На те или иные отрасли работ Керманов назначал наряд с вечера. При этом обычно принималось во внимание — кто к какой работе был подготовлен своей прошлой практикой или же успел в ней поднатореть уже на месте. Таким образом, более или менее постоянный состав назначался на полевые работы, на рубку леса и на постройки.
Курьезной и вместе с тем весьма показательной оказалась судьба молодого Раппа, сына нашего завхоза. Перед самым отъездом в Парагвай, он окончил в Бельгии агрономический факультет, и хотя не имел практики, все же в вопросах сельского хозяйства смыслил гораздо больше, чем все другие. Керманов назначил его шорником. Агроном, флегматичный парень, только пожал плечами и принялся чинить наши сапоги, седла и сбруи, в свободное от этих занятий время выходя на рубку леса. За весь год диктатор ни разу не применил его по специальности и даже не обратился за каким-нибудь советом.
День в колонии проходил так: в четыре часа утра, когда на небе едва намечались первые признаки рассвета, из своего логовища появлялся заспанный Шашни с сигнальной трубой в руке, взбирался на ближайший пригорок и мирно дремавшие окрестности оглашались пронзительными звуками «подъема».
Да не подумает читатель, что трубные сигналы, возвещавшие у нас побудку, начало и конец работы, обед и ужин, являлись следствием чрезмерной приверженности к милитаризму. Просто эта система оказалась в нашем положении весьма удобной: чакры стояли далеко друг от друга, работать тоже иногда приходилось в изрядном отдалении и в разных местах, часов при себе почти никто не имел, а сигнал был хорошо слышен всюду; таким образом все могли координировать свои действия и вовремя являться куда надо.
Заслышав подъем, все выползали из-под своих москитников, вытряхивали одежду и тщательно выколачивали палками сапоги, в которые любили забираться пауки, скорпионы и даже жабы, затем одевались и пили чай с какой-нибудь выданной с вечера закуской. В половине пятого раздавался второй сигнал и, вооружившись соответствующими инструментами, каждый отправлялся к месту своего назначения, согласно наряду, прочитанному за ужином Кермановым.
Первые два часа работ были сравнительно легкими и приятными, это было самое прохладное время суток. В шесть всходило солнце и через полчаса уже начинала ощущаться жара. Еще через полчаса пот лил со всех водопадами. Европейцу не понять, что значит парагвайское потение: с человека бегут ручьи, в сапогах хлюпает, одежда мокра до последнего атома, на работе мы ее снимали и отжимали как только к тому представлялась возможность.

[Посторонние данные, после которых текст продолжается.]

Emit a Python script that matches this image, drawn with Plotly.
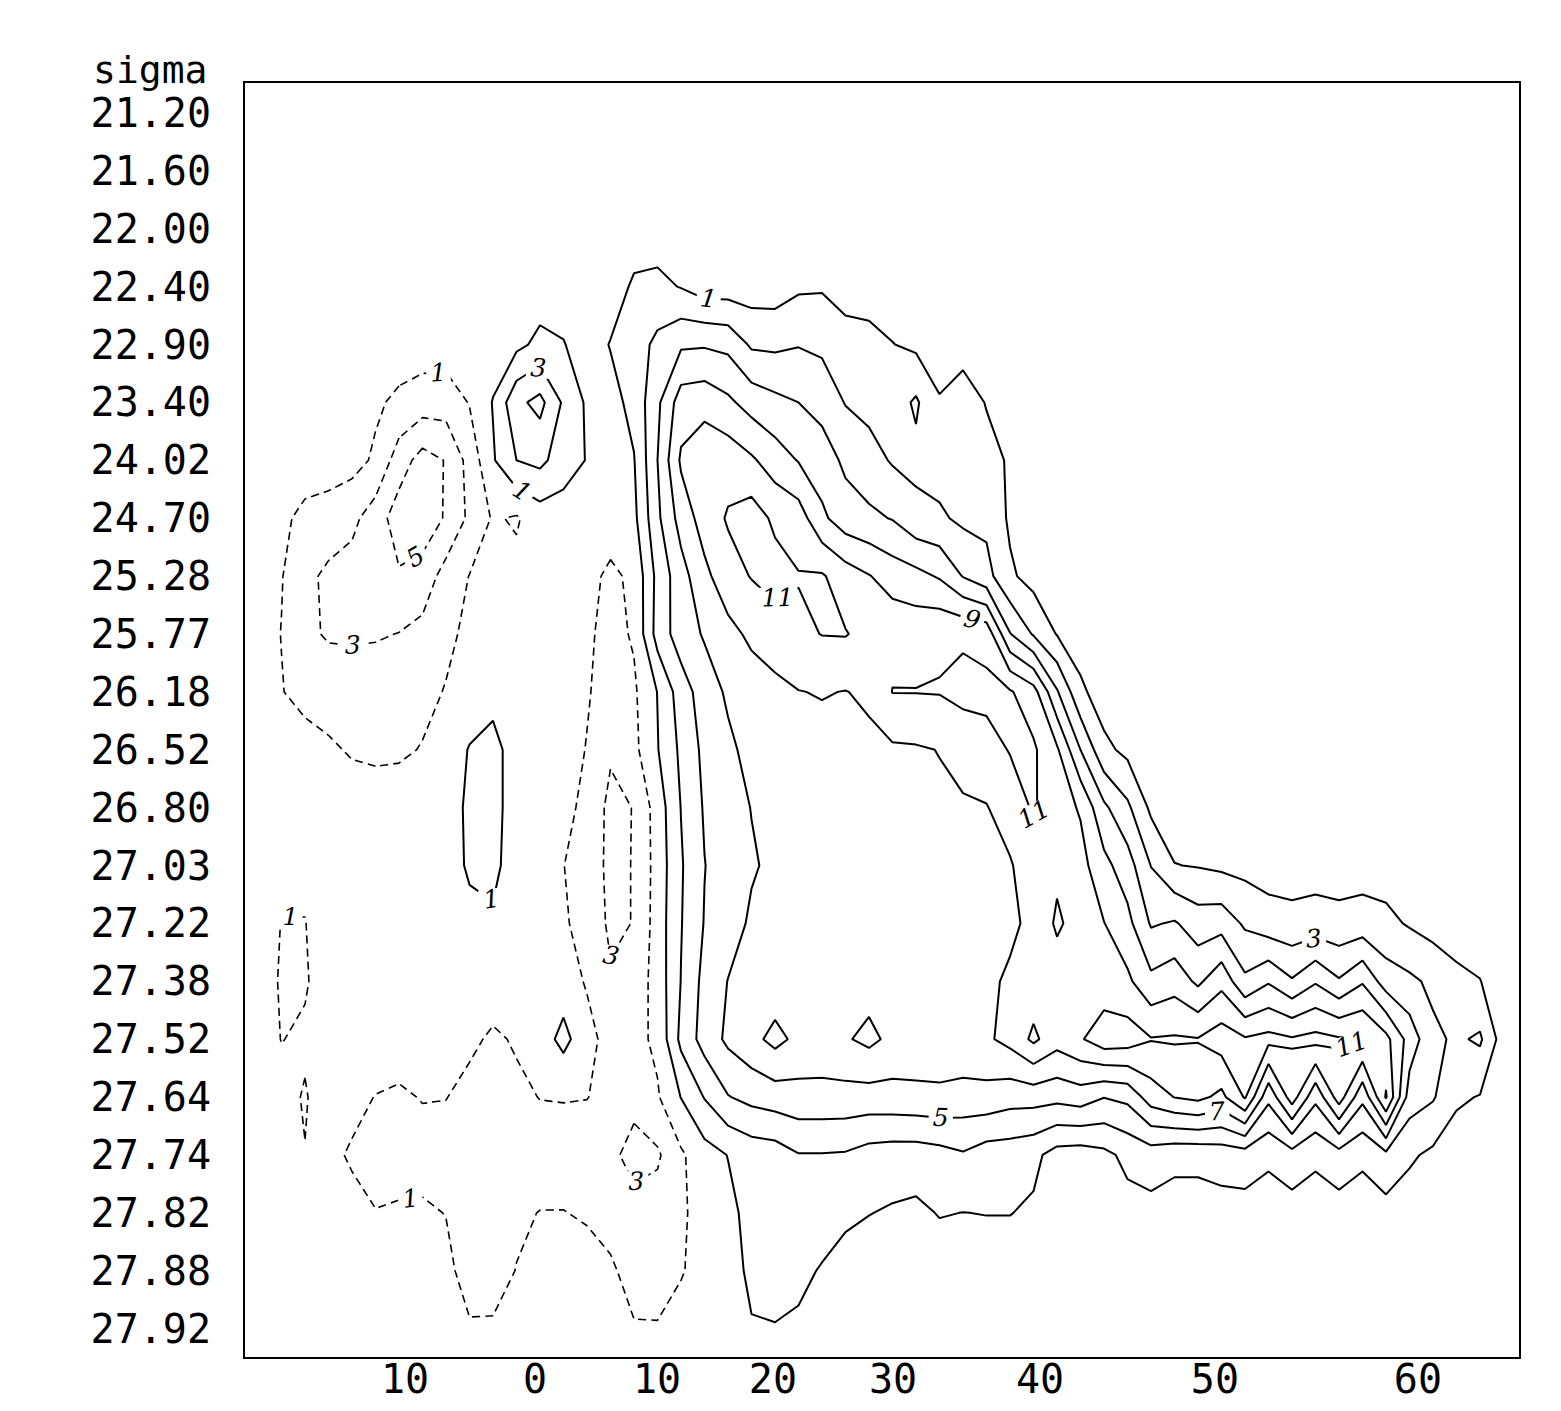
import plotly.graph_objects as go

# ---- data: station index along the section, sigma level index ----
station = list(range(54))
sigma_idx = list(range(22))
sigma_labels = ["21.20", "21.60", "22.00", "22.40", "22.90", "23.40", "24.02", "24.70",
                "25.28", "25.77", "26.18", "26.52", "26.80", "27.03", "27.22", "27.38",
                "27.52", "27.64", "27.74", "27.82", "27.88", "27.92"]
lat_tick_pos = [6.26, 11.79, 16.98, 21.91, 27.02, 33.28, 40.72, 49.36]
lat_tick_text = ["10", "0", "10", "20", "30", "40", "50", "60"]

# field values, one list per sigma level (54 stations each)
row_00 = [0] * 54
row_01 = [0] * 54
row_02 = [0] * 54
row_03 = [0, 0, 0, 0, 0, 0, 0, 0, 0, 0,
          0, 0, 0, 0, 0, 0, 1.3, 1.5, 0.9, 0,
          0, 0, 0, 0.7, 0.8, 0, 0, 0, 0, 0,
          0, 0, 0, 0, 0, 0, 0, 0, 0, 0,
          0, 0, 0, 0, 0, 0, 0, 0, 0, 0,
          0, 0, 0, 0]
row_04 = [0, 0, 0, 0, 0, 0, 0, 0, 0, 0,
          0, 0.5, 1.5, 1.1, 0, 1.1, 2.0, 3.5, 4.7, 4.8,
          4.5, 2.7, 2.6, 2.9, 2.6, 2.0, 1.7, 1.05, 0.6, 0.4,
          0.6, 0.3, 0, 0, 0, 0, 0, 0, 0, 0,
          0, 0, 0, 0, 0, 0, 0, 0, 0, 0,
          0, 0, 0, 0]
row_05 = [0, 0, 0, 0, 0, -0.7, -1.4, -2.0, -2.1, -0.9,
          1.1, 4.5, 5.6, 2.7, 0.7, 0.3, 1.6, 4.6, 8.0, 8.3,
          7.4, 6.2, 5.5, 5.0, 4.3, 2.9, 2.4, 2.0, 3.3, 1.1,
          1.5, 0.95, 0, 0, 0, 0, 0, 0, 0, 0,
          0, 0, 0, 0, 0, 0, 0, 0, 0, 0,
          0, 0, 0, 0]
row_06 = [0, 0, 0, 0, -0.3, -1.3, -4.0, -5.8, -4.9, -2.3,
          0.8, 3.0, 3.5, 2.0, 0.9, 0, 0.9, 5.0, 9.3, 10.4,
          10.2, 9.3, 8.0, 6.9, 6.0, 4.6, 3.8, 2.8, 2.5, 2.2,
          1.8, 1.3, 0.9, 0, 0, 0, 0, 0, 0, 0,
          0, 0, 0, 0, 0, 0, 0, 0, 0, 0,
          0, 0, 0, 0]
row_07 = [0, -0.6, -1.5, -1.9, -2.5, -4.0, -6.0, -6.2, -4.8, -2.6,
          -0.8, -1.2, 0, 0, 0, 0, 0.5, 4.6, 7.8, 9.9,
          11.2, 12.0, 10.6, 10.0, 7.4, 5.9, 5.4, 4.9, 3.6, 3.3,
          2.6, 2.5, 0.7, 0, 0, 0, 0, 0, 0, 0,
          0, 0, 0, 0, 0, 0, 0, 0, 0, 0,
          0, 0, 0, 0]
row_08 = [0, -0.9, -2.5, -3.4, -3.8, -4.5, -4.8, -4.2, -2.2, -0.95,
          -0.6, -0.5, 0, 0, -0.4, -1.4, -0.6, 3.6, 6.2, 8.5,
          10.2, 11.1, 11.8, 11.1, 11.2, 10.0, 9.1, 8.1, 7.6, 6.8,
          4.9, 3.7, 1.3, 0.3, 0, 0, 0, 0, 0, 0,
          0, 0, 0, 0, 0, 0, 0, 0, 0, 0,
          0, 0, 0, 0]
row_09 = [0, -1.05, -2.6, -3.2, -3.3, -3.2, -2.95, -2.4, -1.4, -0.6,
          0, 0, 0, 0, -0.7, -1.6, -0.8, 3.8, 6.0, 7.2,
          8.4, 9.4, 10.0, 10.6, 11.05, 11.1, 10.4, 10.4, 10.3, 10.7,
          10.7, 10.3, 5.1, 2.8, 0.9, 0, 0, 0, 0, 0,
          0, 0, 0, 0, 0, 0, 0, 0, 0, 0,
          0, 0, 0, 0]
row_10 = [0, -0.9, -1.8, -1.9, -1.8, -1.8, -1.7, -1.5, -0.9, 0,
          0.3, 0, 0, 0, -0.8, -2.0, -1.3, 1.05, 4.0, 6.0,
          7.3, 8.0, 8.5, 8.95, 9.1, 8.95, 9.3, 11.05, 11.05, 11.1,
          11.6, 11.5, 11.2, 9.8, 5.2, 1.4, 0, 0, 0, 0,
          0, 0, 0, 0, 0, 0, 0, 0, 0, 0,
          0, 0, 0, 0]
row_11 = [0, 0, 0, -0.7, -1.2, -1.4, -1.3, -0.9, 0, 1.1,
          1.7, 0, 0, 0, -1.1, -2.8, -1.5, 0.9, 3.4, 5.5,
          6.6, 7.6, 8.0, 8.2, 8.4, 8.5, 8.6, 8.7, 8.8, 9.05,
          9.6, 10.3, 11.1, 11.3, 9.3, 5.0, 1.5, 0.5, 0, 0,
          0, 0, 0, 0, 0, 0, 0, 0, 0, 0,
          0, 0, 0, 0]
row_12 = [0, 0, 0, 0, 0, 0, 0, 0, 0, 1.4,
          1.7, 0, 0, 0, -1.9, -3.4, -2.95, -0.1, 3.05, 5.2,
          6.2, 7.05, 7.6, 8.0, 8.2, 8.3, 8.4, 8.5, 8.6, 8.7,
          8.8, 8.9, 10.0, 11.2, 9.9, 8.8, 5.4, 3.4, 0.6, 0,
          0, 0, 0, 0, 0, 0, 0, 0, 0, 0,
          0, 0, 0, 0]
row_13 = [0, -0.6, -0.6, 0, 0, 0, 0, 0, 0, 1.3,
          1.5, 0, 0, -0.95, -2.3, -3.3, -2.95, -0.2, 2.8, 4.95,
          6.0, 6.8, 7.4, 7.8, 8.0, 8.1, 8.2, 8.3, 8.4, 8.5,
          8.6, 8.7, 8.8, 10.3, 10.6, 9.7, 7.6, 5.9, 2.95, 1.05,
          0.9, 0.6, 0.4, 0.2, 0.1, 0.2, 0.1, 0.2, 0.1, 0,
          0, 0, 0, 0]
row_14 = [0, -1.05, -1.05, 0, 0, 0, 0, 0, 0, 0.4,
          0.7, 0, 0, -0.7, -1.9, -3.3, -2.95, -0.1, 2.9, 5.1,
          6.1, 7.3, 7.8, 8.0, 8.1, 8.2, 8.3, 8.3, 8.4, 8.4,
          8.5, 8.5, 8.6, 9.5, 11.3, 10.2, 9.05, 7.6, 4.8, 5.2,
          4.0, 4.2, 2.7, 1.8, 1.6, 1.8, 1.6, 1.8, 1.5, 0.8,
          0.2, 0, 0, 0]
row_15 = [0, -1.2, -1.2, 0, 0, 0, 0, 0, 0, 0,
          0, 0, 0, 0, -1.2, -2.8, -2.2, -0.2, 3.05, 5.6,
          7.05, 7.6, 7.8, 8.0, 8.1, 8.2, 8.2, 8.3, 8.3, 8.4,
          8.5, 8.6, 9.3, 9.9, 10.0, 10.0, 9.8, 9.4, 7.5, 8.2,
          6.6, 8.4, 5.4, 6.8, 5.2, 6.8, 5.2, 6.8, 4.0, 3.4,
          2.6, 1.5, 1.05, 0]
row_16 = [0, -1.05, -0.7, 0, 0, 0, 0, 0, 0, -0.6,
          -1.3, -0.8, 0, 1.6, -0.3, -1.8, -1.6, -0.6, 3.5, 5.8,
          7.4, 8.4, 9.6, 8.5, 8.4, 8.8, 9.5, 8.5, 8.5, 8.5,
          8.6, 8.7, 9.6, 11.4, 9.8, 10.8, 12.2, 12.0, 11.1, 11.2,
          11.1, 12.0, 11.2, 11.6, 11.2, 11.6, 11.2, 11.2, 9.6, 6.2,
          3.4, 2.7, 3.3, 0]
row_17 = [0, -0.4, -1.15, 0, -0.5, -1.05, -1.3, -0.9, -0.95, -1.6,
          -2.0, -1.4, -0.95, -0.9, -0.95, -1.6, -2.5, -1.2, 1.05, 3.1,
          4.9, 5.6, 6.0, 6.3, 6.3, 6.3, 6.2, 6.3, 6.4, 6.5,
          6.2, 6.3, 5.8, 5.8, 5.6, 6.0, 5.05, 5.5, 8.0, 9.05,
          9.5, 8.5, 11.2, 5.5, 10.0, 5.5, 10.0, 5.5, 11.2, 4.0,
          3.2, 1.3, 0.9, 0]
row_18 = [0, -0.4, -0.95, -0.6, -1.2, -1.6, -1.7, -1.8, -1.9, -2.0,
          -2.1, -2.1, -2.0, -1.9, -2.1, -2.6, -3.6, -3.3, -1.3, 0.2,
          1.05, 1.8, 2.0, 2.9, 2.9, 2.8, 2.2, 2.0, 2.0, 2.3,
          2.8, 2.0, 1.9, 1.5, 0.2, 0, 0.5, 1.5, 2.0, 1.5,
          1.5, 1.8, 2.0, 1.4, 2.2, 1.4, 2.2, 1.4, 2.5, 1.3,
          0.6, 0, 0, 0]
row_19 = [0, 0, 0, 0, -0.5, -0.95, -0.8, -0.7, -1.05, -1.7,
          -1.7, -1.3, -0.95, -0.95, -1.2, -1.5, -2.4, -2.1, -1.4, 0,
          0.5, 1.6, 1.8, 1.8, 1.6, 1.5, 1.05, 0.8, 0.6, 1.1,
          0.98, 1.05, 1.05, 0.7, 0, 0, 0, 0.3, 0.4, 0.2,
          0.2, 0.3, 0.3, 0, 0.2, 0, 0.2, 0, 0.3, 0,
          0, 0, 0, 0]
row_20 = [0, 0, 0, 0, 0, 0, 0, 0, -0.5, -1.8,
          -1.7, -0.95, 0, 0, -0.3, -0.8, -1.5, -1.6, -1.2, 0,
          0.4, 1.3, 1.4, 1.3, 0.9, 0, 0, 0, 0, 0,
          0, 0, 0, 0, 0, 0, 0, 0, 0, 0,
          0, 0, 0, 0, 0, 0, 0, 0, 0, 0,
          0, 0, 0, 0]
row_21 = [0, 0, 0, 0, 0, 0, 0, 0, 0, -0.8,
          -0.8, 0, 0, 0, 0, 0, -0.9, -0.9, 0, 0,
          0, 0.9, 0.95, 0.8, 0, 0, 0, 0, 0, 0,
          0, 0, 0, 0, 0, 0, 0, 0, 0, 0,
          0, 0, 0, 0, 0, 0, 0, 0, 0, 0,
          0, 0, 0, 0]

field = [row_00, row_01, row_02, row_03, row_04, row_05, row_06, row_07,
         row_08, row_09, row_10, row_11, row_12, row_13, row_14, row_15,
         row_16, row_17, row_18, row_19, row_20, row_21]
# negative part drawn dashed, labelled by magnitude
neg_field = [[-v for v in r] for r in field]

label_font = dict(family="DejaVu Serif", size=25, color="black", style="italic")

fig = go.Figure()
fig.add_trace(go.Contour(
    z=field, x=station, y=sigma_idx,
    autocontour=False,
    contours=dict(start=1, end=13, size=2, coloring="none",
                  showlabels=True, labelfont=label_font, labelformat=".0f"),
    line=dict(color="black", width=2, smoothing=0),
    showscale=False, hoverinfo="skip"))
fig.add_trace(go.Contour(
    z=neg_field, x=station, y=sigma_idx,
    autocontour=False,
    contours=dict(start=1, end=5, size=2, coloring="none",
                  showlabels=True, labelfont=label_font, labelformat=".0f"),
    line=dict(color="black", width=1.6, smoothing=0, dash="8px,5px"),
    showscale=False, hoverinfo="skip"))

tick_font = dict(family="DejaVu Sans Mono", size=40, color="black")

# page body has an 8px margin, so the figure is sized to sit inside the window
fig.update_layout(
    width=1543, height=1393,
    margin=dict(l=237, r=32, t=75, b=44),
    paper_bgcolor="white", plot_bgcolor="white",
    showlegend=False,
    xaxis=dict(range=[-0.553, 53.66], showgrid=False, zeroline=False,
               showline=True, mirror=True, linecolor="black", linewidth=2,
               ticks="", tickmode="array", tickvals=lat_tick_pos,
               ticktext=lat_tick_text, tickfont=tick_font, ticklabelstandoff=-14,
               automargin=False),
    yaxis=dict(range=[21.49, -0.518], showgrid=False, zeroline=False,
               showline=True, mirror=True, linecolor="black", linewidth=2,
               ticks="", tickmode="array", tickvals=sigma_idx,
               ticktext=sigma_labels, tickfont=tick_font, ticklabelstandoff=24,
               automargin=False),
    annotations=[dict(text="sigma", xref="paper", yref="paper",
                      x=-0.0746, y=1.0102, xanchor="center", yanchor="middle",
                      showarrow=False,
                      font=dict(family="DejaVu Sans Mono", size=38, color="black"))],
)

fig.write_html("out.html")
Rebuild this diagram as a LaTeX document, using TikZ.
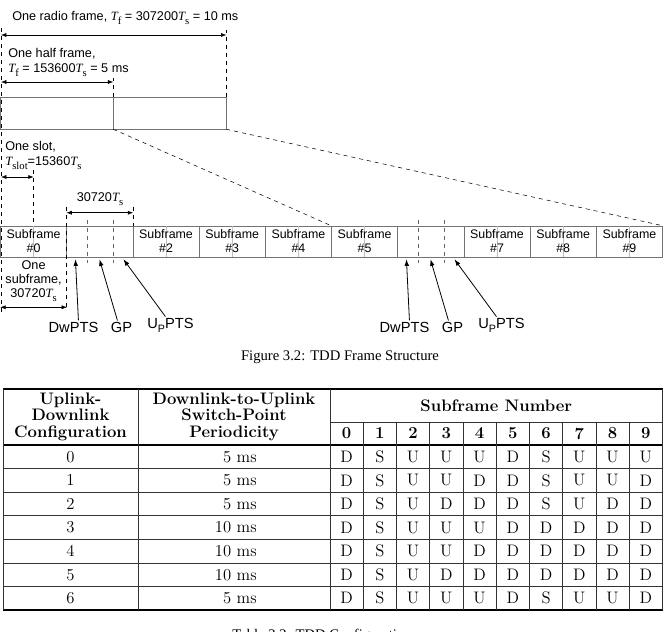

Парагвайцы на солнцепеке всегда закрывали шею и верхние позвонки черными платками, утверждая, что пренебрегающие этой предосторожностью рискуют параличом. В нашей группе, за исключением одного-двух человек, этого никто не делал, но без рубах некоторые боялись работать и, по-видимому, совершенно напрасно: никто из нас от действия тропического солнца не пострадал и даже не загорал до такой степени, как можно было загореть на любом европейском пляже, очевидно, этому препятствовал обильно лившийся пот. Лично я, подобно многим другим, с утра до вечера работал в поле в одних трусиках и надевал шаровары и рубаху только в случае назначения в лес — туда внедряться без «защитительного покрова» было немыслимо.